The house had four bedrooms and three baths – a perfect size to accommodate the young couple, their toddler and, they hoped, at least one more child. The previous owners had completely remodeled and repainted it. They could see a nearby park from the deck. And it fell into their $180,000-to-$200,000 price range.

“We loved it,” said Lauren Hardy, a stay-at-home mother of a 2-year-old. “It stood out to us. It was perfect.”

They signed a contract to buy the house for $185,000, and about a month later, on March 13, 2010 – after having the house inspected and mitigated for radon – 26-year-old Lauren and 28-year-old Jason were the official owners of their first house.

They immediately began to make it a home.

And then, while Lauren was hanging blinds in the basement, she saw the two syringes in a window well.

The Hardys never moved in.

In a scenario that few homebuyers expect, the Hardys discovered they’d bought a house contaminated by methamphetamine. In this case, the contamination apparently came from people using, not manufacturing, meth. No matter; several samples taken from the house tested positive for meth contamination, and not willing to expose themselves to it any more than they already had, the Hardys haven’t entered it since.

Now, they’re stuck with a $1,114-a-month house payment on a property they can’t occupy, while facing enormous cleanup costs. All their belongings remain in the house.

“This is a familiar story to us,” said Colleen Brisnehan, environmental protection specialist for the Colorado Department of Public Health and Environment. “It really is ‘buyer beware.’ ”

It isn’t that lawmakers haven’t tried to do something about meth contamination in buildings and other property, including cars. Colorado has set standards for meth cleanups, requires sellers to disclose meth use at a property and allows buyers to opt out of contracts for meth-contaminated homes.

But a number of issues still make it difficult for homebuyers to ascertain whether they’re about to purchase a place where meth was made or used.

• A place where meth has been used is defined as a “drug lab” by the Colorado health department, but not by law enforcement, Brisnehan said. In the Hardys’ case, El Paso County sheriff’s deputies made two meth-related arrests at the house in 2009, including one where the suspect admitted using the drug. But the information never went beyond the deputies’ reports, because there’s no policy or requirement to do so.

• There is no comprehensive database of properties where meth was used or manufactured.

• Sellers can be unaware of meth use or manufacturing in the house, or they can simply plead ignorance, Brisnehan said.

Whether stronger regulations or better enforcement would have helped the Hardys is questionable, because so much seemed to slip through the cracks with the house at 1335 Piros Drive.

The house, built in 1989, went into foreclosure in July 2009.

The bank that serviced the mortgage, Wells Fargo, took ownership and turned it over to the Department of Veterans Affairs, which guaranteed the loan.

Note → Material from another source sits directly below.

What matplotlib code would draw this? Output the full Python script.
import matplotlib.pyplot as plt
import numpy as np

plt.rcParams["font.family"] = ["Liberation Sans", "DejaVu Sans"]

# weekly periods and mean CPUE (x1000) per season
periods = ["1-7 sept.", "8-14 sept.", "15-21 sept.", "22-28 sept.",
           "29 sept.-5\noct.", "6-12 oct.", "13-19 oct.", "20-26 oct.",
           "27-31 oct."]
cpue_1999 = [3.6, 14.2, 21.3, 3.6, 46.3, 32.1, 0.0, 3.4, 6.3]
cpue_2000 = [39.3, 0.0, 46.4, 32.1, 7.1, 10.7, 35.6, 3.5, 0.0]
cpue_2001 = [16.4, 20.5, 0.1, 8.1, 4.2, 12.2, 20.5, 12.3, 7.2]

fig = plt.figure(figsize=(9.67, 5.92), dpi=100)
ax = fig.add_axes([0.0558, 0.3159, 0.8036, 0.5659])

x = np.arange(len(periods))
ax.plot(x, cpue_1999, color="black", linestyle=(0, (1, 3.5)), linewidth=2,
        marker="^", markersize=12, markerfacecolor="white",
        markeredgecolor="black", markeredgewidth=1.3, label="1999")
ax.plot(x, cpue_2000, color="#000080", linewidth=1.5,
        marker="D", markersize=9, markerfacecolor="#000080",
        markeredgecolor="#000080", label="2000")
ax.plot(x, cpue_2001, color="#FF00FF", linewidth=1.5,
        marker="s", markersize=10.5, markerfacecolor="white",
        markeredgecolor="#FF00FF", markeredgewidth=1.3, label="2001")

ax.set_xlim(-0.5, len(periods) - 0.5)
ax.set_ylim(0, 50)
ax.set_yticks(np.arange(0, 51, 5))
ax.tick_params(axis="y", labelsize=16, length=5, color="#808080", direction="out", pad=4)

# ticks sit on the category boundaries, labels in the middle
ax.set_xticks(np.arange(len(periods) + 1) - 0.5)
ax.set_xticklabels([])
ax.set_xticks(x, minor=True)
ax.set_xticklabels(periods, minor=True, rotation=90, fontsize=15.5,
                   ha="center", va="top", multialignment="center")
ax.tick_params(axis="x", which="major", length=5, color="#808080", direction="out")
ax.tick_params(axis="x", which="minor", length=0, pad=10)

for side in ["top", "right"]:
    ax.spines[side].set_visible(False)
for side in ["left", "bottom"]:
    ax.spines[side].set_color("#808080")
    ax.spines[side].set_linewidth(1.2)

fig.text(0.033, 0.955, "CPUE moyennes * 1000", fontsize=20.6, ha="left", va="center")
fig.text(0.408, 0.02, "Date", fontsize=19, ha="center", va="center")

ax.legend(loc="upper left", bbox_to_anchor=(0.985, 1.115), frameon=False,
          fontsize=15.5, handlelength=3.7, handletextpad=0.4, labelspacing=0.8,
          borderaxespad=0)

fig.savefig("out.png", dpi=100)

Around that time, neighbors were reporting suspicious activity at the house, with people coming and going at all hours of the day. One neighbor called the Wells Fargo office in San Francisco to complain.

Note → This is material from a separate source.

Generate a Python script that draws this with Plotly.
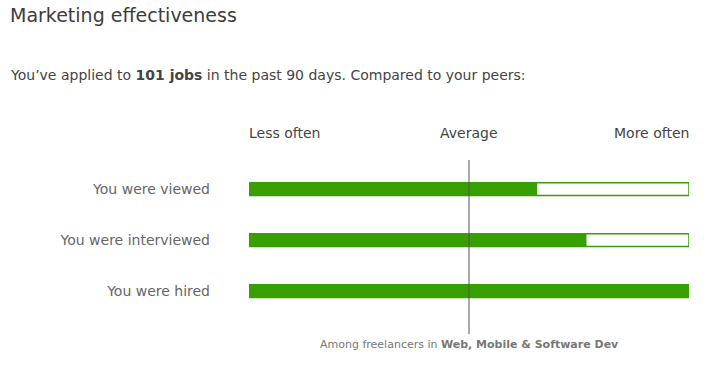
import plotly.graph_objects as go

categories = ["You were viewed", "You were interviewed", "You were hired"]
scores = [65.5, 76.7, 100]
scale_max = [100, 100, 100]
average = 50
scale_labels = ["Less often", "Average", "More often"]
scale_positions = [0, 50, 100]

GREEN = "#37a000"
FONT = "DejaVu Sans, Open Sans, sans-serif"

fig = go.Figure()
fig.add_trace(go.Bar(
    x=scale_max, y=categories, orientation="h",
    marker=dict(color="white", line=dict(color=GREEN, width=1.5)),
    width=0.25, hoverinfo="skip", showlegend=False,
))
fig.add_trace(go.Bar(
    x=scores, y=categories, orientation="h",
    marker=dict(color=GREEN, line=dict(width=0)),
    width=0.25, showlegend=False,
))

fig.add_shape(type="line", xref="x", yref="paper", x0=average, x1=average,
              y0=0, y1=1, line=dict(color="#555", width=1), layer="above")

anchors = ["left", "center", "right"]
shifts = [-2, 0, 2]
for lab, pos, anc, sh in zip(scale_labels, scale_positions, anchors, shifts):
    fig.add_annotation(x=pos, y=1, xref="x", yref="paper", yshift=27, xshift=sh,
                       text=lab, showarrow=False, xanchor=anc, yanchor="middle",
                       font=dict(family=FONT, size=14, color="#444"))

fig.add_annotation(x=average, y=0, xref="x", yref="paper", yshift=-10,
                   text="Among freelancers in <b>Web, Mobile &amp; Software Dev</b>",
                   showarrow=False, xanchor="center", yanchor="middle",
                   font=dict(family=FONT, size=11, color="#777"))

plot_h = 365 - 160 - 31
plot_w = 708 - 249 - 19
def px_x(p):
    return (p - 249) / plot_w
def px_y(p):
    return (365 - 31 - p) / plot_h

fig.add_annotation(x=px_x(8), y=px_y(15), xref="paper", yref="paper",
                   text="Marketing effectiveness", showarrow=False,
                   xanchor="left", yanchor="middle",
                   font=dict(family=FONT, size=19, color="#3c3c3c"))
fig.add_annotation(x=px_x(8), y=px_y(75), xref="paper", yref="paper",
                   text="You’ve applied to <b>101 jobs</b> in the past 90 days. Compared to your peers:",
                   showarrow=False, xanchor="left", yanchor="middle",
                   font=dict(family=FONT, size=14, color="#444"))

fig.update_layout(
    width=708, height=365,
    margin=dict(l=249, r=19, t=160, b=31),
    paper_bgcolor="white", plot_bgcolor="white",
    barmode="overlay",
    font=dict(family=FONT),
    xaxis=dict(range=[0, 100], visible=False, fixedrange=True),
    yaxis=dict(type="category", range=[2.843, -0.569], showgrid=False,
               zeroline=False, showline=False, ticks="",
               ticklabelstandoff=38,
               tickfont=dict(family=FONT, size=14, color="#666")),
)

fig.write_html("out.html")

No one acted on the complaint. Jason Menke, a spokesman for Wells Fargo Home Mortgage, says their records show that neighbors called twice in July 2009 to report the property was “not secure,” and Wells Fargo passed along the information to the VA.

The VA did not return phone calls seeking information.

In June 2009, sheriff’s deputies went to the house to check on a complaint about barking dogs and arrested a woman for possession of drug paraphernalia.

About three months later, deputies were called to the house again and encountered the same woman, who admitted she had been “partying heavily the past few weeks,” according to the report. Deputies found meth in the master bedroom and another bedroom. The house was in shambles.

In January 2010, the VA sold the house to a limited partnership, Bridge to Prosperity, for $126,000. Bridge to Prosperity then pumped about $40,000 into fixing it up, with the intention of selling it. William Hal Nabors is listed as the registered agent for Bridge to Prosperity, and his wife, Verna, said they had no idea drugs had been used in the house, so they didn’t have it tested for meth. Consequently, they had nothing to disclose to the Hardys.

“It really shocks me to hear this,” Verna Nabors said. “There were no red flags, or we’d have had nothing to do with it. We would never have purchased the home if there was any trace of meth.”